師母の手

今でも思い出す。訓練の時に師母は站椿功を私がする時には両手で私の站椿の形を治してくれた。腰の形を決め直し、両手指の形を直してくれた。師母の手はマシュマロのように柔らかく、暖かかった。逆に私の手は冷たくて、いつも私の手をひっぱたいた。入門して三年間は両手が温まらなかった。お前は日本人だから、三年間は監視体制に置く、と意地の悪い中国系アメリカ人の女通訳に一番最初にキツく言われたことが原因であったと思われる。多分この意地の悪い中国系アメリカ人の通訳の偏った主観がこの言葉には多分に入っていたのだ。師母はそんなことは言っていなかったと思われる。師母は毎日欠かさずに遅刻もせずに練習に来る私を特別に思ってくれたのかもしれない。柔らかく温かい師母の手を私は心地よく感じた。

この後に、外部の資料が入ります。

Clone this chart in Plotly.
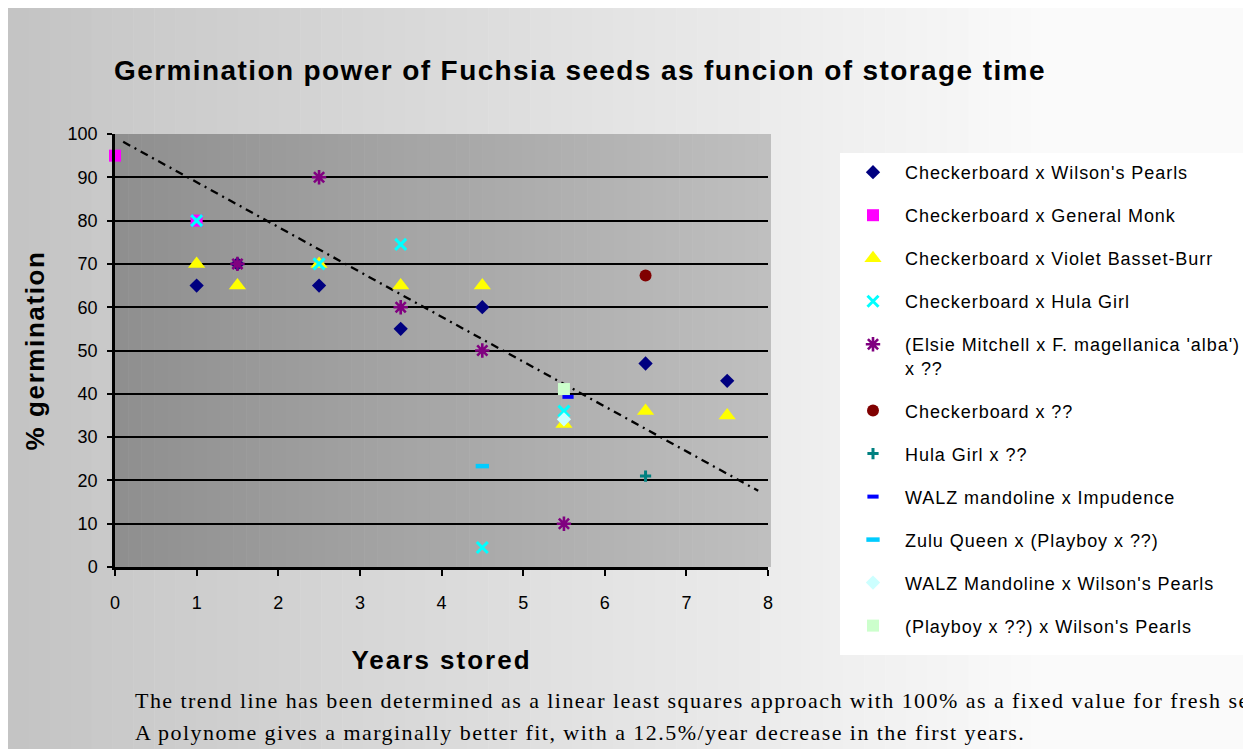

毎日飽きもせずに通って、三年後には八年ほど先輩だったこの意地悪オンナ通訳を追い越してしまった。このオンナは悔しがって、師母に私を悪く陰口を言って、通氣を私にあげないようにと陰で工作をしていた。それでも、ドンドン上達する私を師母はみんなの前で、お前らは、こいつが日本人だから、教えるな、とは言うが、こいつが毎日通って来て上手くなっている以上、教えない訳にはいかないだろう!!と大声で言った。涙が出るほど嬉しく、感動した私はますます修練に精を出して、ついにトップの座を勝ち取った。今では師母は亡くなってしまったけれども、師母の柔らかくて温かい手が大変懐かしい。柔らかくて温かい手は握り締めて拳を作ると私の拳より大きかった。アンバランスなその拳の大きさに驚いた私は私の拳を作って師母の拳と比較して、大きい、大きい、モンスター、とふざけたら、黙ってニコニコしていた。まんざらでも無かったようだ。今となっては全ての事が懐かしい。死ぬほど辛かった訓練も懐かしくて、楽しい良い思い出になっている。